Mentoring alone cannot fix that. Mentors advise you. Sponsors propel you.

What do I mean by sponsor?

A sponsor is not a mentor with a different title. A sponsor is a senior leader who uses their influence to actively advance someone's career, advocating succession discussions, nominating stretch roles, and putting names forward for high visibility opportunities. 

Put simply, they're not guiding someone through the system; they're deliberately opening doors that can't be accessed alone.

And in tech, where career defining opportunities often emerge through informal networks, closed-door conversations, and high visibility projects, sponsorship is the missing accelerant.

As a senior leader at AirTrunk, I've seen first-hand how transformative sponsorship can be. 

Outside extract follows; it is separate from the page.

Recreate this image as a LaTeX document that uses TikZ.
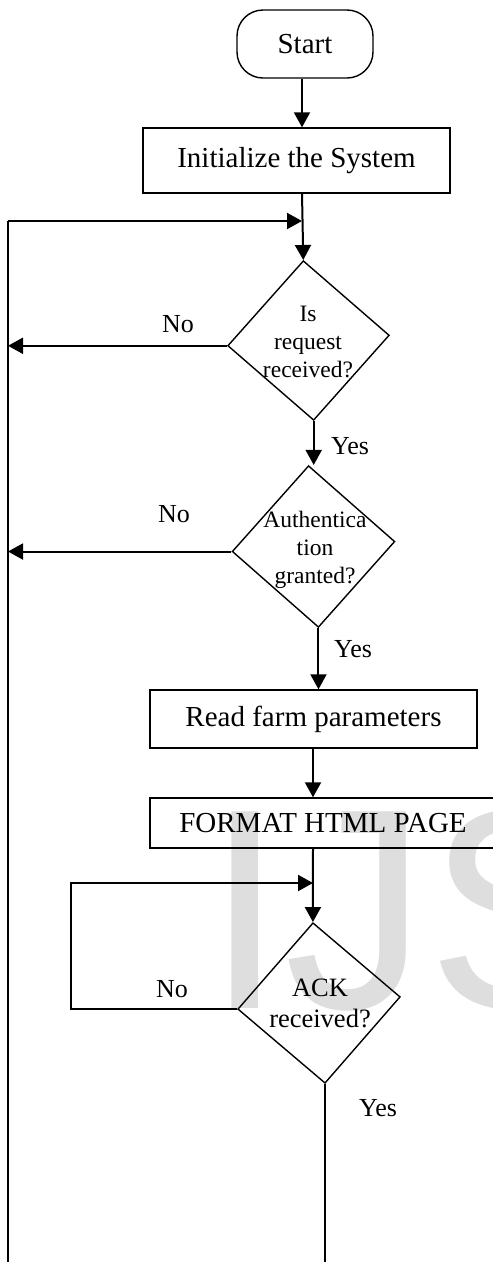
\documentclass[tikz,border=0pt]{standalone}
\usepackage{fontspec}
\setmainfont{Liberation Serif}
\newfontfamily\markfont{Liberation Sans}
\usetikzlibrary{arrows.meta,shapes.geometric}

\tikzset{
  arr/.style={line width=2pt,-{Triangle[length=15pt,width=16pt]}},
  plain/.style={line width=1.8pt},
  procbox/.style={draw,line width=1.4pt,rectangle,inner sep=0pt,
    font=\fontsize{29}{34}\selectfont},
  termbox/.style={draw,line width=1.4pt,rectangle,rounded corners=26pt,
    inner sep=0pt,minimum width=136pt,minimum height=68pt,
    font=\fontsize{29}{34}\selectfont},
  decision/.style={draw,line width=1.4pt,diamond,inner sep=0pt,
    shape aspect=1},
  dtext/.style={align=center,inner sep=0pt,
    font=\fontsize{23.5}{28}\selectfont},
  acktext/.style={align=center,inner sep=0pt,
    font=\fontsize{26.5}{31}\selectfont},
  lbl/.style={inner sep=0pt,anchor=base,font=\fontsize{26}{30}\selectfont},
}

\begin{document}
\begin{tikzpicture}[x=1pt,y=-1pt]
\useasboundingbox (0,0) rectangle (493,1262);
\begin{scope}
\clip (0,0) rectangle (493,1262);

% faint background lettering
\node[inner sep=0pt,anchor=base west,text=black!13,
  font=\markfont\fontsize{286}{286}\selectfont] (mark) at (205,1008) {IJS};

% process steps
\node[termbox] (start) at (305,44) {Start};
\node[procbox,minimum width=307pt,minimum height=65pt] (init) at (296.5,160.5) {Initialize the System};

\node[decision,minimum width=162pt,minimum height=160pt,rotate=3.7] (d1) at (308.5,340.5) {};
\node[dtext] (t1) at (308,342) {Is\\request\\received?};

\node[decision,minimum width=163pt,minimum height=162pt,rotate=3.5] (d2) at (313.5,546.5) {};
\node[dtext] (t2) at (315,549.5) {Authentica\\tion\\granted?};

\node[procbox,minimum width=327pt,minimum height=58pt] (read) at (313.5,719) {Read farm parameters};
\node[procbox,minimum width=346pt,minimum height=50pt] (fmt) at (323,823) {FORMAT HTML PAGE};

\node[decision,minimum width=163pt,minimum height=161pt,rotate=4.3] (ack) at (319,1003) {};
\node[acktext] (t3) at (320,1003) {ACK\\received?};

% branch labels
\node[lbl] (no1) at (178,332) {No};
\node[lbl] (no2) at (174,522) {No};
\node[lbl] (no3) at (172,997) {No};
\node[lbl] (yes1) at (350,454) {Yes};
\node[lbl] (yes2) at (353,657) {Yes};
\node[lbl] (yes3) at (378,1116) {Yes};

% helper points
\coordinate (lt) at (8,221);
\coordinate (lb) at (8,1262);
\coordinate (j1) at (302,221);
\coordinate (c3) at (71,883);
\coordinate (j3) at (313,883);
\coordinate (ackend) at (324,1262);

% main flow
\draw[arr] (start.south -| j1) -- (init.north -| j1);
\draw[arr] (init.south -| j1) -- (d1.north);
\draw[arr] (d1.south) -- (d1.south |- d2.north);
\draw[arr] (d2.south) -- (d2.south |- read.north);
\draw[arr] (read.south -| j3) -- (fmt.north -| j3);
\draw[arr] (fmt.south -| j3) -- (ack.north);
\draw[plain] (ack.south) -- (ack.south |- ackend);

% return paths
\draw[plain] (lb) -- (lt);
\draw[arr] (lt) -- (j1);
\draw[arr] (d1.west) -- (d1.west -| lt);
\draw[arr] (d2.west) -- (d2.west -| lt);
\draw[arr] (ack.west) -| (c3) -- (j3);
\end{scope}
\end{tikzpicture}
\end{document}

One of the defining moments in my own career came when a former colleague didn't just offer guidance but actively backed me for an opportunity that ultimately brought me to AirTrunk. They advocated for me when I wasn't in the room, opened a door that I couldn't have accessed alone, and ensured my name was part of the conversation at the highest levels. That is what sponsorship looks like. And it changes everything.

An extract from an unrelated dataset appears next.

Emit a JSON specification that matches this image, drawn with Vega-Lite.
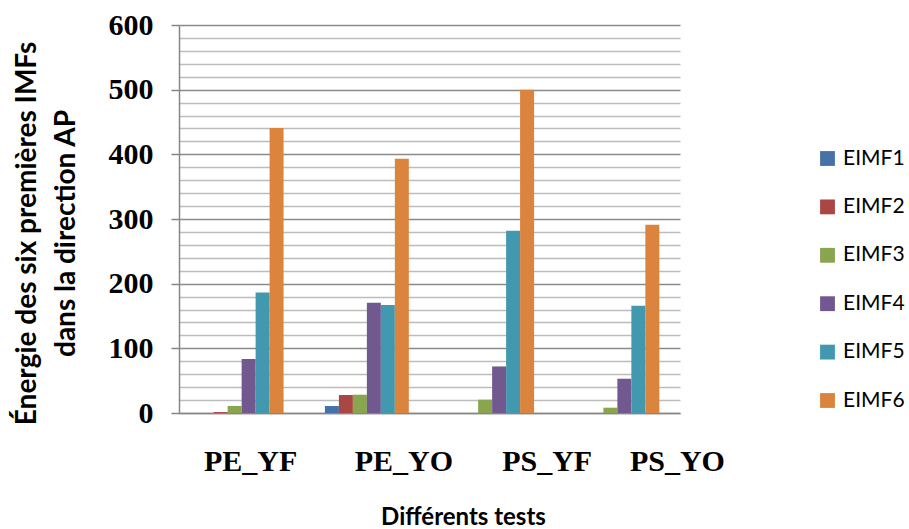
{
  "$schema": "https://vega.github.io/schema/vega-lite/v6.json",
  "width": 501,
  "height": 388,
  "autosize": {"type": "none"},
  "padding": {"left": 179, "top": 25, "right": 229, "bottom": 116},
  "background": "white",
  "data": {
    "values": [
      {"test": "PE_YF", "serie": "EIMF1", "energie": 0},
      {"test": "PE_YF", "serie": "EIMF2", "energie": 1.5},
      {"test": "PE_YF", "serie": "EIMF3", "energie": 10.8},
      {"test": "PE_YF", "serie": "EIMF4", "energie": 83.5},
      {"test": "PE_YF", "serie": "EIMF5", "energie": 186.5},
      {"test": "PE_YF", "serie": "EIMF6", "energie": 440.7},
      {"test": "PE_YO", "serie": "EIMF1", "energie": 10.8},
      {"test": "PE_YO", "serie": "EIMF2", "energie": 27.8},
      {"test": "PE_YO", "serie": "EIMF3", "energie": 28.3},
      {"test": "PE_YO", "serie": "EIMF4", "energie": 170.6},
      {"test": "PE_YO", "serie": "EIMF5", "energie": 167},
      {"test": "PE_YO", "serie": "EIMF6", "energie": 393.2},
      {"test": "PS_YF", "serie": "EIMF1", "energie": 0},
      {"test": "PS_YF", "serie": "EIMF2", "energie": 0},
      {"test": "PS_YF", "serie": "EIMF3", "energie": 20.6},
      {"test": "PS_YF", "serie": "EIMF4", "energie": 72},
      {"test": "PS_YF", "serie": "EIMF5", "energie": 281.9},
      {"test": "PS_YF", "serie": "EIMF6", "energie": 500},
      {"test": "PS_YO", "serie": "EIMF1", "energie": 0},
      {"test": "PS_YO", "serie": "EIMF2", "energie": 0},
      {"test": "PS_YO", "serie": "EIMF3", "energie": 8.2},
      {"test": "PS_YO", "serie": "EIMF4", "energie": 53},
      {"test": "PS_YO", "serie": "EIMF5", "energie": 166},
      {"test": "PS_YO", "serie": "EIMF6", "energie": 291}
    ]
  },
  "mark": {"type": "bar"},
  "encoding": {
    "x": {
      "field": "test",
      "type": "nominal",
      "sort": null,
      "scale": {"paddingInner": 0.33, "paddingOuter": 0.165},
      "axis": {
        "title": "Différents tests",
        "titleFont": "Lato",
        "titleFontSize": 24,
        "titleFontWeight": "bold",
        "titleColor": "black",
        "titleX": 284,
        "titleY": 111,
        "titleBaseline": "alphabetic",
        "labelAngle": 0,
        "labelFont": "Liberation Serif",
        "labelFontSize": 30,
        "labelFontWeight": "bold",
        "labelColor": "black",
        "labelPadding": 57,
        "labelBaseline": "alphabetic",
        "labelOverlap": false,
        "labelBound": false,
        "labelOffset": {
          "condition": [
            {"test": "datum.value === 'PE_YF'", "value": 9},
            {"test": "datum.value === 'PE_YO'", "value": 37},
            {"test": "datum.value === 'PS_YF'", "value": 55}
          ],
          "value": 60
        },
        "ticks": false,
        "domainColor": "#868686",
        "domainWidth": 1.5,
        "grid": false
      }
    },
    "xOffset": {"field": "serie", "type": "nominal", "scale": {"paddingInner": 0, "paddingOuter": 0}},
    "y": {
      "field": "energie",
      "type": "quantitative",
      "scale": {"domain": [0, 600], "nice": false},
      "axis": {
        "values": [0, 20, 40, 60, 80, 100, 120, 140, 160, 180, 200, 220, 240, 260, 280, 300, 320, 340, 360, 380, 400, 420, 440, 460, 480, 500, 520, 540, 560, 580, 600],
        "title": ["Énergie des six premières IMFs", "dans la direction AP"],
        "titleFont": "Lato",
        "titleFontSize": 28,
        "titleFontWeight": "bold",
        "titleColor": "black",
        "titleX": -152,
        "titleY": 208,
        "titleAngle": -90,
        "titleAlign": "center",
        "titleBaseline": "middle",
        "titleLineHeight": 39,
        "labelFont": "Liberation Serif",
        "labelFontSize": 30,
        "labelFontWeight": "bold",
        "labelColor": "black",
        "labelPadding": 18,
        "labelOverlap": false,
        "labelBound": false,
        "labelOpacity": {"condition": {"test": "datum.value % 100 === 0", "value": 1}, "value": 0},
        "tickOpacity": {"condition": {"test": "datum.value % 100 === 0", "value": 1}, "value": 0},
        "tickSize": 8,
        "tickColor": "#868686",
        "tickWidth": 1.5,
        "domainColor": "#868686",
        "domainWidth": 1.5,
        "grid": true,
        "gridColor": {"condition": {"test": "datum.value % 100 === 0", "value": "#8a8a8a"}, "value": "#bcbcbc"},
        "gridWidth": 1.5
      }
    },
    "color": {
      "field": "serie",
      "type": "nominal",
      "scale": {
        "domain": ["EIMF1", "EIMF2", "EIMF3", "EIMF4", "EIMF5", "EIMF6"],
        "range": ["#4572A7", "#AA4643", "#89A54E", "#71588F", "#4198AF", "#DB843D"]
      },
      "legend": {
        "title": null,
        "orient": "none",
        "legendX": 638,
        "legendY": 123,
        "symbolType": "square",
        "symbolSize": 220,
        "symbolStrokeWidth": 0,
        "labelFont": "Lato",
        "labelFontSize": 21,
        "labelColor": "black",
        "labelOffset": 5,
        "rowPadding": 26.4
      }
    }
  },
  "config": {
    "view": {"stroke": null}
  }
}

When AirTrunk introduced a structured sponsorship program, called PlusOne, the impact was immediate. 

Women who had been ready for bigger roles for years – or maybe even not - suddenly had senior leaders advocating for them in succession discussions, naming them for strategic projects, and pushing them into the spotlight. 

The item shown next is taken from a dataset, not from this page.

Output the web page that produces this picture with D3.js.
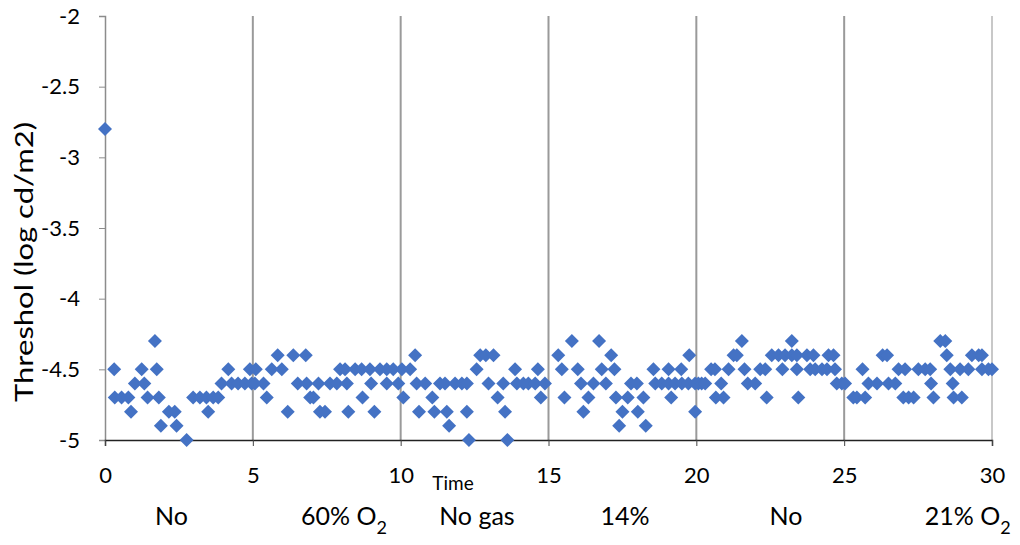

Promotions followed within months. Nothing about these women changed: instead, it was who was speaking their names in the rooms that mattered.

This is the uncomfortable truth the tech sector must confront: women do not lack capability, ambition, or readiness. Instead, they lack access to the power structures that determine who rises. 

And unless organisations intentionally disrupt those structures, the gender gap will persist no matter how many mentoring circles, networking breakfasts, or leadership workshops are offered.

Having recently moved from Australia to Japan, the contrast is impossible to miss. Within our business, you can feel the momentum building every day.

Scale is the region's mantra: scale of infrastructure, scale of digital adoption, scale of ambition. 

But scale without inclusion is brittle. You can sense the strain already. The region cannot sustain its growth trajectory if half the talent pool remains under recognised and under-sponsored. 

And this, frankly, frustrates me!

We need the smartest and most energetic minds in the driver's seat. At AirTrunk, that doesn't mean "time in role" or "who's been around longest." It means capability, potential, and readiness, wherever they sit.

In a sector defined by speed, complexity, and constant reinvention, excluding half the talent pool is not only inequitable, it's strategically under-whelming.

International Women's Day offers a timely reminder that progress requires more than celebration; it requires action. 

When leaders use their influence to elevate women, organisations gain stronger pipelines, more innovative thinking, and more resilient cultures. 

Sponsorship is not charity. It's a strategic investment in the future of the tech industry.

Tech companies across Asia must stop treating sponsorship as optional and start treating it as essential infrastructure, like the cloud architecture we're building.

And every senior leader should be able to name three women they are actively sponsoring right now.

Senior leaders must take responsibility for identifying high-potential women and advocating for them loudly and consistently. And organisations must measure outcomes, not intentions.

The tech sector prides itself on solving complex problems at scale. 

It's time to apply that same ambition to gender equity. 

Mentorship helps women grow. Sponsorship helps them rise. 

If Asia's tech industry wants to lead the world, it must ensure women are not just supported, they're sponsored, championed, and placed at the centre of the region's digital future.